→ **Required task**:
Leave out the pictures and set down exactly the lines from the start of the listing through the one with "XAxis, YAxis, ReferenceLine", both included.

──────── Dataset excerpt

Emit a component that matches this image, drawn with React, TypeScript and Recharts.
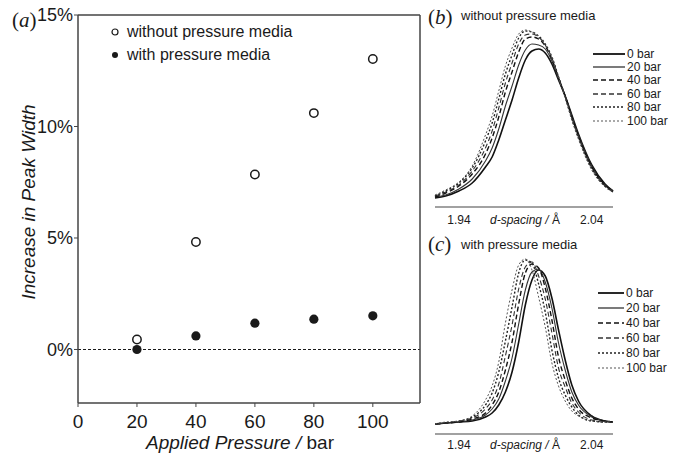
import { ScatterChart, Scatter, LineChart, Line, XAxis, YAxis, ReferenceLine } from 'recharts';

// panel (a): increase in peak width vs applied pressure
const pressures = [20, 40, 60, 80, 100];
const widthWithoutMedia = [0.45, 4.82, 7.85, 10.6, 13.03];
const widthWithMedia = [0.0, 0.61, 1.18, 1.36, 1.51];
const pressureTicks = [0, 20, 40, 60, 80, 100];
const percentTicks = [0, 5, 10, 15];

// panels (b), (c): peak profiles, arbitrary intensity
const dSpacing = [1.922, 1.93, 1.94, 1.95, 1.96, 1.965, 1.97, 1.975, 1.98, 1.985, 1.99, 1.995, 2.0, 2.005, 2.01, 2.015, 2.02, 2.025, 2.03, 2.04, 2.05, 2.056];
const dTicks = [1.94, 2.04];
const barLabels = ['0 bar', '20 bar', '40 bar', '60 bar', '80 bar', '100 bar'];

const without0 = [9, 11, 16, 24, 40, 50, 67, 87, 107, 129, 147, 156, 158, 154, 143, 127, 111, 92, 73, 42, 23, 16];
const without20 = [10, 12, 18, 28, 46, 59, 78, 101, 121, 142, 157, 163, 162, 158, 146, 128, 111, 91, 72, 41, 22, 16];
const without40 = [10, 14, 21, 33, 53, 69, 90, 115, 135, 155, 168, 170, 168, 161, 148, 129, 111, 90, 71, 40, 22, 16];
const without60 = [11, 15, 22, 36, 59, 76, 99, 124, 144, 163, 172, 173, 170, 162, 149, 130, 111, 89, 70, 39, 21, 15];
const without80 = [11, 16, 24, 39, 66, 84, 108, 133, 152, 169, 176, 175, 171, 163, 150, 130, 110, 88, 69, 38, 21, 15];
const without100 = [12, 17, 25, 41, 72, 91, 116, 141, 159, 173, 177, 175, 170, 162, 149, 129, 109, 87, 68, 37, 20, 15];

const with0 = [10, 11, 12, 13, 17, 21, 29, 42, 62, 92, 129, 154, 164, 158, 136, 104, 74, 49, 33, 18, 13, 12];
const with20 = [10, 11, 12, 14, 19, 25, 35, 53, 76, 110, 144, 162, 165, 152, 126, 91, 64, 42, 29, 17, 13, 12];
const with40 = [10, 11, 12, 15, 21, 29, 42, 64, 92, 130, 161, 170, 166, 146, 114, 77, 54, 36, 25, 16, 13, 12];
const with60 = [10, 11, 13, 16, 25, 34, 50, 78, 109, 145, 167, 172, 158, 135, 101, 66, 47, 31, 22, 14, 12, 12];
const with80 = [10, 11, 13, 17, 29, 41, 62, 93, 127, 161, 174, 171, 150, 122, 84, 56, 39, 27, 19, 13, 12, 12];
const with100 = [10, 12, 13, 18, 34, 48, 72, 111, 144, 169, 175, 164, 137, 107, 71, 48, 33, 23, 18, 13, 12, 12];

const SANS = '"Liberation Sans", Arial, sans-serif';
const SERIF = '"Liberation Serif", "Times New Roman", serif';
const INK = '#1a1a1a';
const FRAME = '#444';

const lineStyles = [
  { stroke: '#111', width: 1.6, dash: undefined },
  { stroke: '#333', width: 1.1, dash: undefined },
  { stroke: '#111', width: 1.4, dash: '5 3' },
  { stroke: '#333', width: 1.1, dash: '5 3' },
  { stroke: '#222', width: 1.4, dash: '2 2' },
  { stroke: '#555', width: 1.0, dash: '2 2' },
];

const withoutData = pressures.map((x, i) => ({ x, y: widthWithoutMedia[i] }));
const withData = pressures.map((x, i) => ({ x, y: widthWithMedia[i] }));

const buildRows = (series: number[][]) =>
  dSpacing.map((d, i) => {
    const row: Record<string, number> = { d };
    series.forEach((s, k) => (row['s' + k] = s[i]));
    return row;
  });

const rowsWithout = buildRows([without0, without20, without40, without60, without80, without100]);
const rowsWith = buildRows([with0, with20, with40, with60, with80, with100]);

const openCircle = (p: any) => <circle cx={p.cx} cy={p.cy} r={4.2} fill="#fff" stroke={INK} strokeWidth={1.5} />;
const filledCircle = (p: any) => <circle cx={p.cx} cy={p.cy} r={4.6} fill={INK} />;

function ScatterLegend() {
  const rows = [
    { label: 'without pressure media', open: true },
    { label: 'with pressure media', open: false },
  ];
  return (
    <div style={{ position: 'absolute', left: 108, top: 20, fontFamily: SANS, fontSize: 16, color: INK }}>
      {rows.map((r) => (
        <div key={r.label} style={{ display: 'flex', alignItems: 'center', height: 23 }}>
          <svg width={14} height={14}>
            <circle cx={7} cy={7} r={3} fill={r.open ? '#fff' : INK} stroke={INK} strokeWidth={r.open ? 1.2 : 0} />
          </svg>
          <span style={{ marginLeft: 5 }}>{r.label}</span>
        </div>
      ))}
    </div>
  );
}

function PeakLegend({ left, top, rowHeight, lineLen }: { left: number; top: number; rowHeight: number; lineLen: number }) {
  return (
    <div style={{ position: 'absolute', left, top, fontFamily: SANS, fontSize: 12, color: INK }}>
      {barLabels.map((label, k) => (
        <div key={label} style={{ display: 'flex', alignItems: 'center', height: rowHeight }}>
          <svg width={lineLen} height={6}>
            <line x1={0} y1={3} x2={lineLen} y2={3} stroke={lineStyles[k].stroke} strokeWidth={lineStyles[k].width + 0.2} strokeDasharray={lineStyles[k].dash} />
          </svg>
          <span style={{ marginLeft: 2 }}>{label}</span>
        </div>
      ))}
    </div>
  );
}

type PeakProps = {
  rows: Record<string, number>[];
  height: number;
  top: number;
  axisHeight: number;
  yMax: number;
  tickSize: number;
  labelDy: number;
};

function PeakPanel(p: PeakProps) {
  return (
    <LineChart width={253} height={p.height} data={p.rows} margin={{ top: p.top, right: 65, bottom: 0, left: 10 }}>
      <XAxis
        type="number"
        dataKey="d"
        domain={[1.922, 2.056]}
        ticks={dTicks}
        tickFormatter={(v: number) => v.toFixed(2)}
        height={p.axisHeight}
        tickLine={false}
        tickSize={p.tickSize}
        tickMargin={2}
        axisLine={{ stroke: FRAME, strokeWidth: 1.2 }}
        tick={{ fill: INK, fontSize: 12, fontFamily: SANS }}
        label={(lp: any) => {
          const vb = lp.viewBox;
          return (
            <text x={vb.x + vb.width / 2 + 1} y={vb.y + p.labelDy} textAnchor="middle" dominantBaseline="central" fontFamily={SANS} fontSize={12} fill={INK}>
              <tspan fontStyle="italic">d-spacing /</tspan> Å
            </text>
          );
        }}
      />
      <YAxis hide domain={[0, p.yMax]} />
      {lineStyles.map((st, k) => (
        <Line
          key={k}
          dataKey={'s' + k}
          name={barLabels[k]}
          type="monotone"
          dot={false}
          stroke={st.stroke}
          strokeWidth={st.width}
          strokeDasharray={st.dash}
          isAnimationActive={false}
        />
      ))}
    </LineChart>
  );
}

export default function App() {
  return (
    <div style={{ position: 'relative', width: 678, height: 454, background: '#fff', overflow: 'hidden' }}>
      <style>{'body{margin:0}'}</style>
      <div style={{ position: 'absolute', left: 0, top: 0 }}>
        <ScatterChart width={430} height={454} margin={{ top: 15, right: 10, bottom: 0, left: 0 }}>
          <XAxis
            type="number"
            dataKey="x"
            domain={[0, 116]}
            ticks={pressureTicks}
            allowDataOverflow
            height={51}
            tickSize={4}
            tickMargin={8}
            axisLine={{ stroke: FRAME, strokeWidth: 1.5 }}
            tickLine={{ stroke: FRAME }}
            tick={{ fill: INK, fontSize: 19, fontFamily: SANS }}
            label={(lp: any) => {
              const vb = lp.viewBox;
              return (
                <text x={vb.x + 162} y={vb.y + 46} textAnchor="middle" fontFamily={SANS} fontSize={19} fill={INK}>
                  <tspan fontStyle="italic">Applied Pressure /</tspan> bar
                </text>
              );
            }}
          />
          <YAxis
            type="number"
            dataKey="y"
            domain={[-2.4, 15]}
            ticks={percentTicks}
            allowDataOverflow
            width={78}
            tickSize={4}
            tickMargin={1}
            tickFormatter={(v: number) => v + '%'}
            axisLine={{ stroke: FRAME, strokeWidth: 1.5 }}
            tickLine={{ stroke: FRAME }}
            tick={{ fill: INK, fontSize: 18, fontFamily: SANS }}
            label={(lp: any) => {
              const vb = lp.viewBox;
              const cx = vb.x + 28;
              const cy = vb.y + 187;
              return (
                <text x={cx} y={cy} transform={`rotate(-90, ${cx}, ${cy})`} textAnchor="middle" dominantBaseline="central" fontFamily={SANS} fontSize={19} fontStyle="italic" fill={INK}>
                  Increase in Peak Width
                </text>
              );
            }}
          />
          <ReferenceLine y={0} stroke={INK} strokeDasharray="3 2" strokeWidth={1.1} />
          <ReferenceLine y={15} stroke={FRAME} strokeWidth={1.5} />
          <ReferenceLine x={116} stroke={FRAME} strokeWidth={1.5} />
          <Scatter name="without pressure media" data={withoutData} shape={openCircle} isAnimationActive={false} />
          <Scatter name="with pressure media" data={withData} shape={filledCircle} isAnimationActive={false} />
        </ScatterChart>
      </div>
      <ScatterLegend />

      <div style={{ position: 'absolute', left: 425, top: 0 }}>
        <PeakPanel rows={rowsWithout} height={232} top={17} axisHeight={25} yMax={190} tickSize={6} labelDy={13} />
      </div>
      <PeakLegend left={593} top={47} rowHeight={13.4} lineLen={32} />
      <div style={{ position: 'absolute', left: 425, top: 225 }}>
        <PeakPanel rows={rowsWith} height={229} top={24} axisHeight={20} yMax={185} tickSize={4} labelDy={11} />
      </div>
      <PeakLegend left={598} top={285} rowHeight={15} lineLen={26} />

      <div style={{ position: 'absolute', left: 12, top: 10, fontFamily: SERIF, fontSize: 21, color: INK, lineHeight: 1 }}>
        (<i>a</i>)
      </div>
      <div style={{ position: 'absolute', left: 428, top: 7, fontFamily: SERIF, fontSize: 21, color: INK, lineHeight: 1 }}>
        (<i>b</i>)
      </div>
      <div style={{ position: 'absolute', left: 461, top: 9, fontFamily: SANS, fontSize: 13, color: INK, lineHeight: 1 }}>
        without pressure media
      </div>
      <div style={{ position: 'absolute', left: 428, top: 234, fontFamily: SERIF, fontSize: 21, color: INK, lineHeight: 1 }}>
        (<i>c</i>)
      </div>
      <div style={{ position: 'absolute', left: 461, top: 238, fontFamily: SANS, fontSize: 13, color: INK, lineHeight: 1 }}>
        with pressure media
      </div>
    </div>
  );
}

────────────────

→ **In response**:
Emit a component that matches this image, drawn with React, TypeScript and Recharts.
import { ScatterChart, Scatter, LineChart, Line, XAxis, YAxis, ReferenceLine } from 'recharts';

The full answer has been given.